The course is in pristine condition and is no wonder that the European Tour sanctioned Portstewart for the Irish Open - a perfect example of what Irish golf offers to tourists throughout Ireland and the world.
So with the clubs packed back in the car and ready for the trip home - the golf bag admittedly lighter than on departure, thanks to several lost balls - the final stop of the journey was another that boasted a perfect blend of cultural importance and coastal aesthetics.
Mussenden Temple is located in the beautiful surroundings of Downhill Demesne, perched dramatically on a 120-foot cliff top, boasting spectacular views out towards the Donegal coast and back along the coast towards Portrush and Fair Head.
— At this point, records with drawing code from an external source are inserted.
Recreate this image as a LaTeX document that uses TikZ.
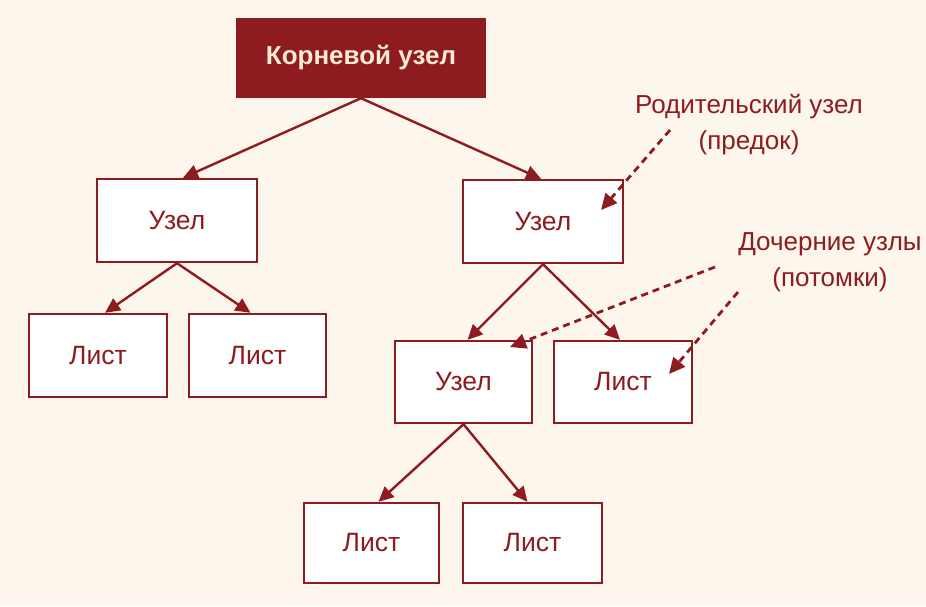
\documentclass[tikz,border=0pt]{standalone}
\usepackage{fontspec}
\setmainfont{Liberation Sans}
\usetikzlibrary{arrows.meta,calc}
\definecolor{dred}{HTML}{8E1B20}
\definecolor{bg}{HTML}{FCF6EC}
\definecolor{cream}{HTML}{FBEBD3}
\tikzset{
  box/.style={draw=dred, line width=2.4pt, fill=white, inner sep=0pt, text=dred,
    font=\fontsize{26.5}{30}\selectfont},
  rootbox/.style={draw=dred, line width=2.4pt, fill=dred, inner sep=0pt, text=cream,
    font=\fontsize{26}{30}\selectfont\bfseries},
  conn/.style={draw=dred, line width=2.4pt, -{Triangle[length=15pt,width=14pt]}},
  dconn/.style={draw=dred, line width=2.8pt, dash pattern=on 7pt off 5pt,
    -{Triangle[length=16pt,width=15pt]}},
  lbl/.style={text=dred, align=center, inner sep=0pt, font=\fontsize{26}{36}\selectfont}
}
\begin{document}
\begin{tikzpicture}[x=1pt,y=-1pt]
\fill[bg] (0,0) rectangle (926,606);
\useasboundingbox (0,0) rectangle (926,606);
\node[rootbox, minimum width=248pt, minimum height=78pt] (root) at (361,58) {Корневой узел};
\node[box, minimum width=160pt, minimum height=83pt] (u1) at (177,220.5) {Узел};
\node[box, minimum width=138pt, minimum height=83pt] (l1) at (98,355.5) {Лист};
\node[box, minimum width=137pt, minimum height=83pt] (l2) at (257.5,355.5) {Лист};
\node[box, minimum width=160pt, minimum height=83pt] (u2) at (543,221.5) {Узел};
\node[box, minimum width=137pt, minimum height=82pt] (u3) at (463.5,382) {Узел};
\node[box, minimum width=138pt, minimum height=82pt] (l3) at (623,382) {Лист};
\node[box, minimum width=135pt, minimum height=80pt] (l4) at (371.5,543) {Лист};
\node[box, minimum width=139pt, minimum height=80pt] (l5) at (532.5,543) {Лист};

\node[lbl] (plbl) at (749,125) {Родительский узел\\(предок)};
\node[lbl] (clbl) at (830,262) {Дочерние узлы\\(потомки)};

\draw[conn] (root.south) -- ($(u1.north)+(6,0)$);
\draw[conn] (root.south) -- ($(u2.north)+(-2,0)$);
\draw[conn] (u1.south) -- ($(l1.north)+(7,0)$);
\draw[conn] (u1.south) -- ($(l2.north)+(-7,0)$);
\draw[conn] (u2.south) -- ($(u3.north)+(4,0)$);
\draw[conn] (u2.south) -- ($(l3.north)+(-3,0)$);
\draw[conn] (u3.south) -- ($(l4.north)+(7,0)$);
\draw[conn] (u3.south) -- ($(l5.north)+(-5,0)$);

\coordinate (ps) at (670,130);
\coordinate (pe) at (601,210);
\coordinate (cs1) at (715,267);
\coordinate (ce1) at (510,347);
\coordinate (cs2) at (738,292);
\coordinate (ce2) at (669,374);
\draw[dconn] (ps) -- (pe);
\draw[dconn] (cs1) -- (ce1);
\draw[dconn] (cs2) -- (ce2);
\end{tikzpicture}
\end{document}
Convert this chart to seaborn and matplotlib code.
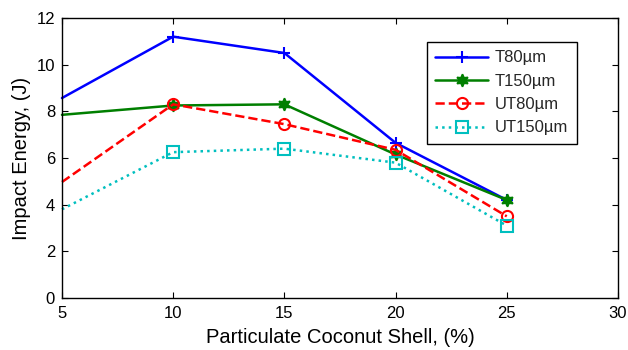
import matplotlib
matplotlib.use("Agg")
import matplotlib.pyplot as plt
import seaborn as sns
import pandas as pd

shell = [5, 10, 15, 20, 25]
t80 = [8.57, 11.2, 10.5, 6.65, 4.2]
t150 = [7.85, 8.25, 8.3, 6.15, 4.2]
ut80 = [4.97, 8.3, 7.45, 6.35, 3.5]
ut150 = [3.8, 6.25, 6.4, 5.8, 3.1]
labels = ["T80µm", "T150µm", "UT80µm", "UT150µm"]
xticks = [5, 10, 15, 20, 25, 30]
yticks = [0, 2, 4, 6, 8, 10, 12]

sns.set_theme(style="ticks")
plt.rcParams['font.family'] = ['Liberation Sans', 'DejaVu Sans']
plt.rcParams['xtick.direction'] = 'in'
plt.rcParams['ytick.direction'] = 'in'

fig = plt.figure(figsize=(6.28, 3.5), dpi=100)
ax = fig.add_axes([0.0987, 0.1486, 0.8853, 0.80])

styles = [
    dict(color="#0000ff", linestyle="-", marker="+", ms=9, mew=1.5, mfc="none"),
    dict(color="#007f00", linestyle="-", marker=(6, 1, 0), ms=9, mew=1.2, mfc="#007f00"),
    dict(color="#ff0000", linestyle="--", marker="o", ms=8, mew=1.5, mfc="none"),
    dict(color="#00bfbf", linestyle=":", marker="s", ms=8, mew=1.5, mfc="none"),
]
series = [t80, t150, ut80, ut150]
for lab, vals, st in zip(labels, series, styles):
    df = pd.DataFrame({"x": shell, "y": vals})
    sns.lineplot(data=df, x="x", y="y", ax=ax, label=lab, color=st["color"],
                 linestyle=st["linestyle"], marker=st["marker"], markersize=st["ms"],
                 markeredgewidth=st["mew"], markerfacecolor=st["mfc"],
                 markeredgecolor=st["color"], markevery=[1, 2, 3, 4],
                 linewidth=1.8, clip_on=False)

ax.set_xlim(5, 30)
ax.set_ylim(0, 12)
ax.set_xticks(xticks)
ax.set_yticks(yticks)
ax.tick_params(labelsize=12, top=True, right=True, length=4, width=0.8, colors="black")
ax.tick_params(axis="x", pad=6)
ax.tick_params(axis="y", pad=5)
for sp in ax.spines.values():
    sp.set_color("black")
    sp.set_linewidth(1.0)
ax.set_xlabel("Particulate Coconut Shell, (%)", fontsize=14.5, color="black", labelpad=5)
ax.set_ylabel("Impact Energy, (J)", fontsize=14.5, color="black", labelpad=4)

leg = ax.legend(loc="upper right", bbox_to_anchor=(0.926, 0.914), fontsize=12,
                frameon=True, fancybox=False, edgecolor="black", framealpha=1,
                handlelength=3.2, borderpad=0.5, labelspacing=0.5, handletextpad=0.4,
                borderaxespad=0)
leg.get_frame().set_linewidth(1.0)

fig.savefig("out.png", dpi=100)
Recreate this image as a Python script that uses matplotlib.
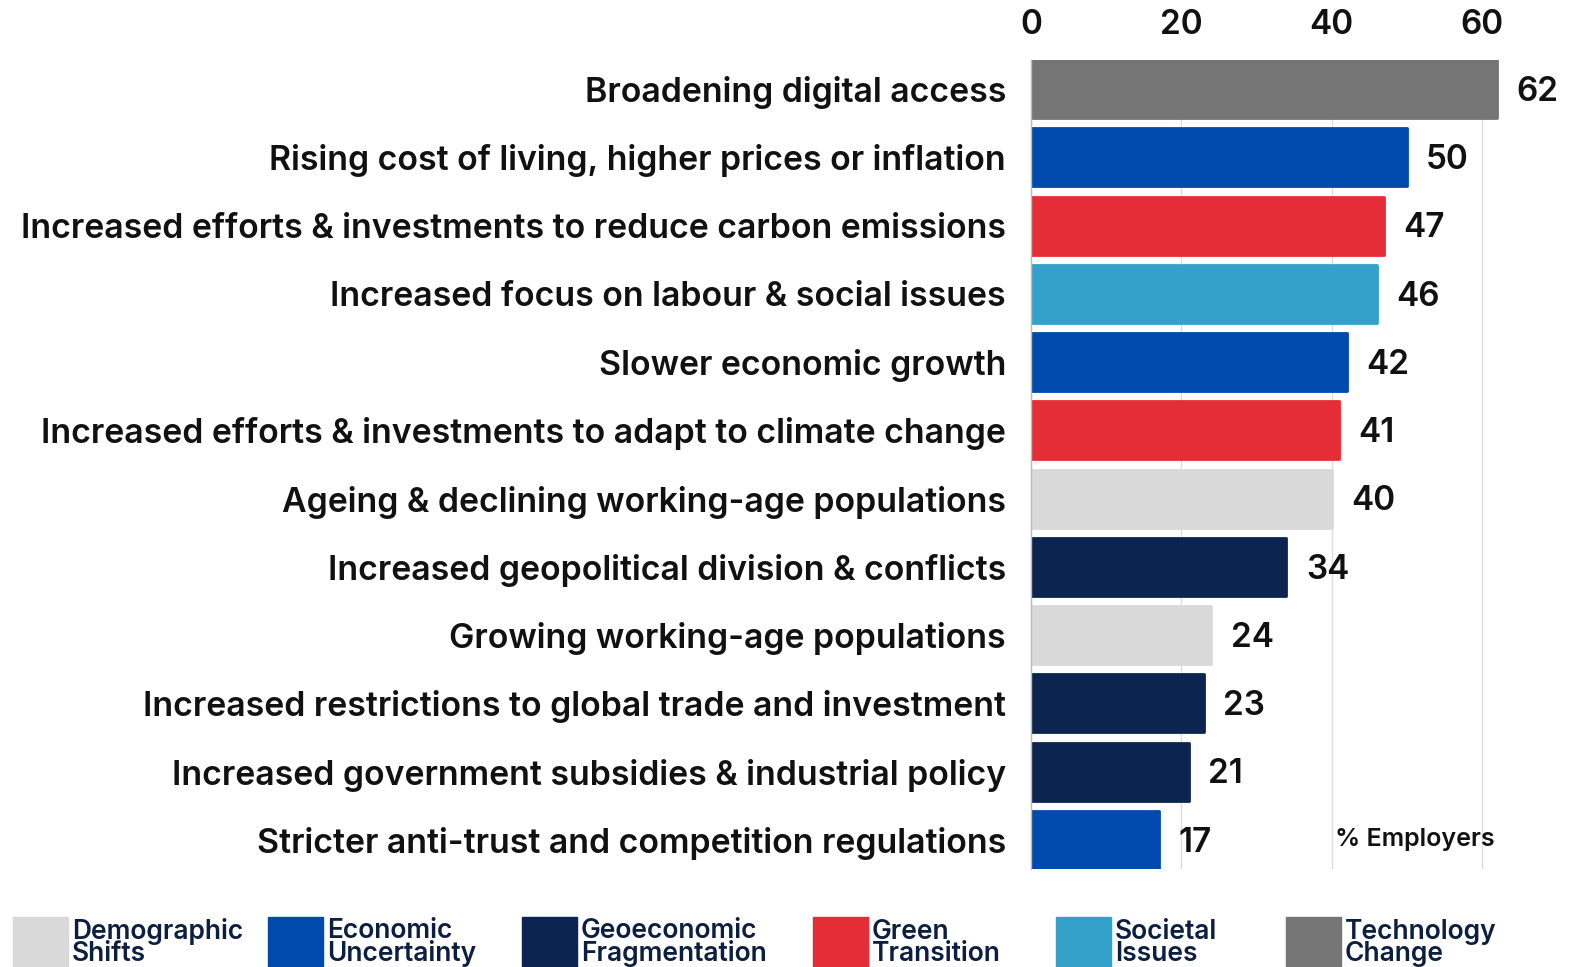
import matplotlib
matplotlib.use("Agg")
import matplotlib.pyplot as plt
from matplotlib.patches import Rectangle

categories = [
    "Broadening digital access",
    "Rising cost of living, higher prices or inflation",
    "Increased efforts & investments to reduce carbon emissions",
    "Increased focus on labour & social issues",
    "Slower economic growth",
    "Increased efforts & investments to adapt to climate change",
    "Ageing & declining working-age populations",
    "Increased geopolitical division & conflicts",
    "Growing working-age populations",
    "Increased restrictions to global trade and investment",
    "Increased government subsidies & industrial policy",
    "Stricter anti-trust and competition regulations",
]
values = [62, 50, 47, 46, 42, 41, 40, 34, 24, 23, 21, 17]
groups = ["Technology", "Economic", "Green", "Societal", "Economic", "Green",
          "Demographic", "Geoeconomic", "Demographic", "Geoeconomic", "Geoeconomic", "Economic"]
xticks = [0, 20, 40, 60]

legend_keys = ["Demographic", "Economic", "Geoeconomic", "Green", "Societal", "Technology"]
legend_labels = ["Demographic\nShifts", "Economic\nUncertainty",
                 "Geoeconomic\nFragmentation", "Green\nTransition",
                 "Societal\nIssues", "Technology\nChange"]
colors = {
    "Demographic": "#d9d9d9",
    "Economic": "#004aad",
    "Geoeconomic": "#0c2550",
    "Green": "#e52d37",
    "Societal": "#33a1c9",
    "Technology": "#757575",
}

W, H = 1572, 967
FONT = ['Inter', 'DejaVu Sans']
WEIGHT = 'semibold'
plt.rcParams['font.family'] = FONT
fig = plt.figure(figsize=(W / 100, H / 100), dpi=100)
ax = fig.add_axes([1031 / W, 1 - 869 / H, (1557 - 1031) / W, (869 - 60) / H])

ypos = list(range(len(categories)))
bar_colors = [colors[g] for g in groups]
bars = ax.barh(ypos, values, height=0.85, color=bar_colors, edgecolor=bar_colors,
               linewidth=2, zorder=3)
for b in bars:
    b.set_joinstyle('round')
ax.set_ylim(len(categories) - 1 + 0.425, -0.425)
ax.set_xlim(0, 70)

ax.set_yticks(ypos)
ax.set_yticklabels(categories, fontsize=24.4, fontweight=WEIGHT, color='#111111')
ax.tick_params(axis='y', length=0, pad=18)
ax.set_xticks(xticks)
ax.xaxis.tick_top()
ax.tick_params(axis='x', length=0, pad=14, labelsize=24, labelcolor='#111111')
for lbl in ax.get_xticklabels():
    lbl.set_fontweight(WEIGHT)

ax.grid(axis='x', color='#dddddd', linewidth=1, zorder=0)
for s in ['top', 'right', 'bottom']:
    ax.spines[s].set_visible(False)
ax.spines['left'].set_color('#bbbbbb')
ax.spines['left'].set_linewidth(1)
ax.spines['left'].set_zorder(4)

for b, v in zip(bars, values):
    ax.annotate(str(v), xy=(v, b.get_y() + b.get_height() / 2), xytext=(14, -2),
                textcoords='offset points', ha='left', va='center',
                fontsize=24, fontweight=WEIGHT, color='#111111')

ax.text(40.4, len(categories) - 1, "% Employers", ha='left', va='center',
        fontsize=18, fontweight=WEIGHT, color='#111111')

# legend
leg_x = [13, 268, 522, 813, 1056, 1286]
for x0, key, lab in zip(leg_x, legend_keys, legend_labels):
    fig.patches.append(Rectangle((x0 / W, 0), 55 / W, (H - 917) / H,
                                 transform=fig.transFigure, color=colors[key]))
    fig.text((x0 + 59) / W, 1 - 967 / H, lab, ha='left', va='bottom',
             fontsize=19, fontweight=WEIGHT, color='#0d1f40', linespacing=0.8)

fig.savefig("out.png", dpi=100)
The temple was built in 1785 as a summer library and its architecture was inspired by the Temple of Vesta in Tivoli, near Rome.
So a most enlightening and enjoyable trip ended with all my questions and curiosities of Causeway Coastal Route answered - all but the reason why they pronounce Belvoir as beaver in Belfast.
You can't have it all, I suppose.
Where to stay:
The Merchant Hotel: The Merchant Hotel in Belfast is located in the heart of the Cathedral Quarter, surrounded by some of Belfast’s best bars and restaurants and close to the city’s shopping areas and transport links.
Ballygally Castle: This 17th century castle which overlooks the golden sands of Ballygally Bay and has uninterrupted views towards Scotland. The perfect base for exploring the stunning Antrim Coast.
Bushmills Inn: The Bushmills Inn is situated in an enviable location a stone’s throw from a host of visitor attractions including Royal Portrush Golf Club, Old Bushmills Distillery, The Giant’s Causeway, Carrick-a-Rede Rope Bridge and Dunluce Castle.